Üçüncü çözüm sürecinin de akim kalması mevcut sorunu şimdikinden daha çözülemez duruma getirebilir. Bunun için Ankara’nın “B planı” sürece son vermek değil, muhataplar sahneyi terk etse bile millet çoğunluğunun benimseyeceği bir şekilde sonuca ulaştırmak olmalı. Elbette bunu yapmak için siyasi çıkar hesaplarını dışarıda bırakmak gerekiyor. Ne var ki mevcut iktidarın “en kritik” seçimine hazırlanırken siyasi fedakarlığı göze almasını beklemek fazla iyimserlik olur.

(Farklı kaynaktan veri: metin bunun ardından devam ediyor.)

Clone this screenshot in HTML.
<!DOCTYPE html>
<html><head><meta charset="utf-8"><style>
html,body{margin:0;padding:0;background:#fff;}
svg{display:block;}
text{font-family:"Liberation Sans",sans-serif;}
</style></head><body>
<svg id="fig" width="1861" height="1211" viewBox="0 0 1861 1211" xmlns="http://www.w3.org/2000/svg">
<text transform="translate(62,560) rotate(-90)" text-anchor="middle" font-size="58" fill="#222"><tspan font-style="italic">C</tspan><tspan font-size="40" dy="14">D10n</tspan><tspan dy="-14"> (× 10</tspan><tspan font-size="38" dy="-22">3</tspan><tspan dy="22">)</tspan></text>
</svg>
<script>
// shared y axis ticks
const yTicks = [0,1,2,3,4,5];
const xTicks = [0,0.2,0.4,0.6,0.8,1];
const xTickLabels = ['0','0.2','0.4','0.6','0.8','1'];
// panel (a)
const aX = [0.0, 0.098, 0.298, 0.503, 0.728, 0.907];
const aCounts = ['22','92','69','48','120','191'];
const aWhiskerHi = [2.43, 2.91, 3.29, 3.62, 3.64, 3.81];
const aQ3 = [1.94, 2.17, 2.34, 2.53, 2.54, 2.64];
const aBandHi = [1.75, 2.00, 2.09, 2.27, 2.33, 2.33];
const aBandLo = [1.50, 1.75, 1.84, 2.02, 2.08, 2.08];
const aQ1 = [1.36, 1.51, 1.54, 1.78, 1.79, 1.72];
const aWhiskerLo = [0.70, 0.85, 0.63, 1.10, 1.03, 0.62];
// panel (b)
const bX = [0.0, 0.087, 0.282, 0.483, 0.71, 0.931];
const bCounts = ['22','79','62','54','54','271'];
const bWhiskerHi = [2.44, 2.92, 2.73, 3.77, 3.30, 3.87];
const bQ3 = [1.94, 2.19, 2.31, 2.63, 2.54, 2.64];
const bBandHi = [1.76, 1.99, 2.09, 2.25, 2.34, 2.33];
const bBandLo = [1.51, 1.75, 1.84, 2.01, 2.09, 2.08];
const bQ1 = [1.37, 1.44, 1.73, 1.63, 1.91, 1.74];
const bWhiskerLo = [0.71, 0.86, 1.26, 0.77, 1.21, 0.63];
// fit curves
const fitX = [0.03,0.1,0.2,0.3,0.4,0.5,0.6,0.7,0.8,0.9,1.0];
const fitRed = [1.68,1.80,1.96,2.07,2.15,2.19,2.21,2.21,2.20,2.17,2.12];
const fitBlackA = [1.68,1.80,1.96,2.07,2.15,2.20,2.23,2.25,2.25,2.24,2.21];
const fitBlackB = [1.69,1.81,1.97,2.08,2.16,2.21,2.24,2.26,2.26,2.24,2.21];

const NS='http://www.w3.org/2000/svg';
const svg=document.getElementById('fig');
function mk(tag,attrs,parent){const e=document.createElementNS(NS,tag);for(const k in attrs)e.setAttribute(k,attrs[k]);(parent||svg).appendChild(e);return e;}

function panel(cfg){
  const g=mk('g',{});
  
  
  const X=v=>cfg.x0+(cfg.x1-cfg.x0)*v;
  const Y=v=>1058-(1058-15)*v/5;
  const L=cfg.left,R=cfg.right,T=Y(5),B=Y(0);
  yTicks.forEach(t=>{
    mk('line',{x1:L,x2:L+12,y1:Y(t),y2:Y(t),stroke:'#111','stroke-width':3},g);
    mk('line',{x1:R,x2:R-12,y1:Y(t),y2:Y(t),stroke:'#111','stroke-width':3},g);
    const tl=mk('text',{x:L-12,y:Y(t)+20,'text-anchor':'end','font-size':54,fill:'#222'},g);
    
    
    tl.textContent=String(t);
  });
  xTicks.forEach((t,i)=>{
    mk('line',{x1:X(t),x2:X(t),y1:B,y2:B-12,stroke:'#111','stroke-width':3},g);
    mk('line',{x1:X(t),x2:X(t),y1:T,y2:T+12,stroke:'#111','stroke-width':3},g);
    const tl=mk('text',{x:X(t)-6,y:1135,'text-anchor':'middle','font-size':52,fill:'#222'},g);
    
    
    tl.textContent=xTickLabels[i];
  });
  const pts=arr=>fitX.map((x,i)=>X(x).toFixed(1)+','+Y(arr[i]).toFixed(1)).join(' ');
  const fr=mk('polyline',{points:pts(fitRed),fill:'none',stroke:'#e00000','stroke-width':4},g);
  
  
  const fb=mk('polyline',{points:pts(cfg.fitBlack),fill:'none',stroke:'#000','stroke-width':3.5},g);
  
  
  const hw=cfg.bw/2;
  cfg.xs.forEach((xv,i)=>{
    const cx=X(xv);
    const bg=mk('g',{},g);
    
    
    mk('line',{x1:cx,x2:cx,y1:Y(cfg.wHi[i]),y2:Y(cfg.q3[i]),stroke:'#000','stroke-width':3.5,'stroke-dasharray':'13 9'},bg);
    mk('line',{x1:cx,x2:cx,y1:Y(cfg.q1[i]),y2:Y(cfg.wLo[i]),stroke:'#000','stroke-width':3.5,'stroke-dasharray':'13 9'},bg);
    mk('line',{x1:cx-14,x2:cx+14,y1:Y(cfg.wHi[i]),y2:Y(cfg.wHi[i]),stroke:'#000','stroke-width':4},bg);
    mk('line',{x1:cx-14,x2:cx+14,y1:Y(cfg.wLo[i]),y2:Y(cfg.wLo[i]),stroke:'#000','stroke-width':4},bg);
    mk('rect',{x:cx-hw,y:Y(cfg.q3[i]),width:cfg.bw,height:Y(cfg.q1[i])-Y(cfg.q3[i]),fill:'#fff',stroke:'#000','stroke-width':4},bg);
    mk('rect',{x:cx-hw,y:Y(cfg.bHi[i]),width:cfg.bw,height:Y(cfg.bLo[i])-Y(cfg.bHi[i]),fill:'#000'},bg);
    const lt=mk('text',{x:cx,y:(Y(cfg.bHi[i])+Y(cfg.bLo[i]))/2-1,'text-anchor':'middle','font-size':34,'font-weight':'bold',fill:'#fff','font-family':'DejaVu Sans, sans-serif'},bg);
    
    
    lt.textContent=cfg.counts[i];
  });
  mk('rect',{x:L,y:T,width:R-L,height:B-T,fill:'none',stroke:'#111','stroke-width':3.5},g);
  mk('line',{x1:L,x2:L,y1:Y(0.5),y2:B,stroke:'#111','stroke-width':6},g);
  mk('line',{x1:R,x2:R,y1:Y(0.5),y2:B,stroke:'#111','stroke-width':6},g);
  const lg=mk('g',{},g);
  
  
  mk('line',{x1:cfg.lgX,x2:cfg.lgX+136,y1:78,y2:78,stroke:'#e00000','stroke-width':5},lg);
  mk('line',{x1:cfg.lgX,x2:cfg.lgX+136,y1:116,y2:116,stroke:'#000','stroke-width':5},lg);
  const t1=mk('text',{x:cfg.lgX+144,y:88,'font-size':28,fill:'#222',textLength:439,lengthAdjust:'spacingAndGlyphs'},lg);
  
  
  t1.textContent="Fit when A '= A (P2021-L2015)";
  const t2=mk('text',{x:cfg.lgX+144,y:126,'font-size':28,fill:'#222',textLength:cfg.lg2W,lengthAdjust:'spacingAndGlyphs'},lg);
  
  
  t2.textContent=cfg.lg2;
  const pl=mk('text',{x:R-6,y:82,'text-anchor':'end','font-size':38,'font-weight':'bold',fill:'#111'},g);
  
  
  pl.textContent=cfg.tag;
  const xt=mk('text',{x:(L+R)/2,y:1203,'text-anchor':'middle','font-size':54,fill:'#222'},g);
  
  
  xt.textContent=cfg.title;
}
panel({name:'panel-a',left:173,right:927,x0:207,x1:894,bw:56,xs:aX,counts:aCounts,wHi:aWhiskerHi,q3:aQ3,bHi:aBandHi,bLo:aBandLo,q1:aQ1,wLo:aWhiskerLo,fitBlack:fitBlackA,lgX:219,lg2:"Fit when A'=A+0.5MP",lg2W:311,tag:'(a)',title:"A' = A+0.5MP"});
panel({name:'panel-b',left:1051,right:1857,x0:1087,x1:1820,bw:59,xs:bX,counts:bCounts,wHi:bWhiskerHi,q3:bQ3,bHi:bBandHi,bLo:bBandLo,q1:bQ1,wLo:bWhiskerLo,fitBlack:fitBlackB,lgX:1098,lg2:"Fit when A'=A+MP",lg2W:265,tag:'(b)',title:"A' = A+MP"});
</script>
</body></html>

Tam da bu noktada, söz konusu sürecin en önemli zaaf noktasını da görmek gerekiyor: Terörsüz Türkiye süreci gibi kritik bir proje ancak siyasi iktidarın en güçlü olduğu dönemde gerçekleştirilebilir. Şimdiki gibi hem içeride hem dışarıda kırılganlıkların en yüksek seviyede olduğu, fiilen seçim sathı mailinde bulunulduğu, iktidar alternatifi haline gelmiş olan muhalefet aktörlerinin tasfiyesi uğruna hukukun tatile çıkarıldığı bir dönemde böyle bir işe girişmek ülkenin en önemli sorunu üzerine kumar oynamak gibi bir şey.